Don’t worry,” Miss Brennan answered. ‘I’ll say all of the responses for you. All you have to do is go ahead of Father when he goes to the side altar, take his biretta when he hands it to you and kneel down. When he puts his hand on the altar, go up and move the book to the other side. When he takes the veil off the chalice, bring him the wine and water and then wash his hands. Ring the bell at the consecration, bring the wine and water again after Father’s communion and that’s it.”
I was trapped.
After Mass, I preceded the priest into the sacristy. He thanked me and congratulated me. Miss Brennan had told him before and that it was the first well,” he said. “What grade are you in school?”
“The eight grade,” I said. “Miss Moran is my teacher.”
The priest smiled. “My name is Fr. Cogan,” he said. “My sister is Mary Moran’s mother. Your “Miss Moran’ is my niece.” And, he smiled again. “Why don’t you come across to the rectory and we’ll get some breakfast?”
“Father, I’m sorry,” I replied, “but I cant. I might be late for school and Miss Moran wouldn’t like that.”
The priest left the sacristy. “Where does Fr. Cogan work?” I asked Miss Brennan.
“In the Philippines,” she answered. “He was there all during the war and he’s on his way home to Ireland for vacation. He came this way in order to visit his sister and your Miss Moran. Fr. Cogan is a missionary priest.”
I smiled and said nothing. I knew many of the altar boys and I had never heard even once that one of them had been invited over to the rectory for breakfast. They always had to eat at home. “But maybe” I thought, “that’s because they’re secular priest (my father used to call them ‘circular priests’ which was true) and not missionaries...” Then and there, I decided that, if I ever became a priest, I would become a missionary and not a ‘circular’ priest. The following week a magazine came from a missionary group. I clipped out the coupon and mailed it in. After a visit from a Columban priest, I was accepted for the minor seminary at Silver Creek, New York.
But, there’s more.
Like all other missionary organizations, the Columbans in Boston, Massachusetts (U.S.A.) always have annual ‘field day’ in order to raise money for their members on the missions. That year, the field day in Boston took place one month before I was scheduled to Silver Creek, New York, and I persuaded my father to take me there. We drove in his car, and about twenty yards from the entrance to the parking lot, he stopped.
“What's wrong?” I asked. “The parking lot is up there.”
“I know,” my father answered. “But, get out of the car and come with me...”
We got out of the car and walked towards the front balcony of the estate house where the Columban priests lived. There were two or three people seated on the balcony and one of them – a gentleman – rushed down the steps and greeted my father.
“Les...! It must be years...” The man was a Mr.

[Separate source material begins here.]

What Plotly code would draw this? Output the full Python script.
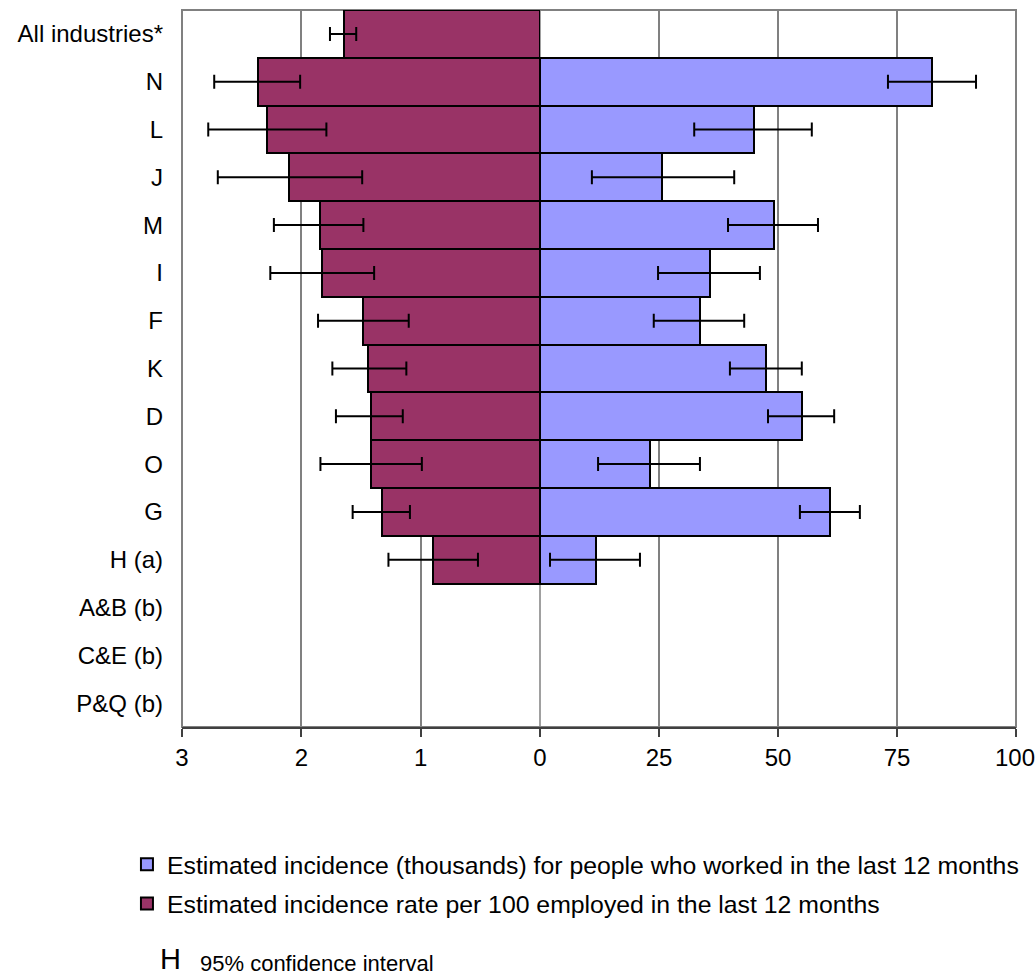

Moran who had been in the army with my father in 1918. We went up on the porch. My father introduced me to Mrs. Moran.
“Oh, yes,” she said, “you’re the Paul who was in Mary’s class last year. And you’re the one who served Fr. Gary’s Mass when he came through to visit us two months ago!
I smiled. Mr. Moran was Fr. Gary Cogan’s brother-in-law and Mrs. Moran was Miss Moran’s mother. It was the first time that I knew that Fr. Cogan was a Columban priest! And, of course, a missionary.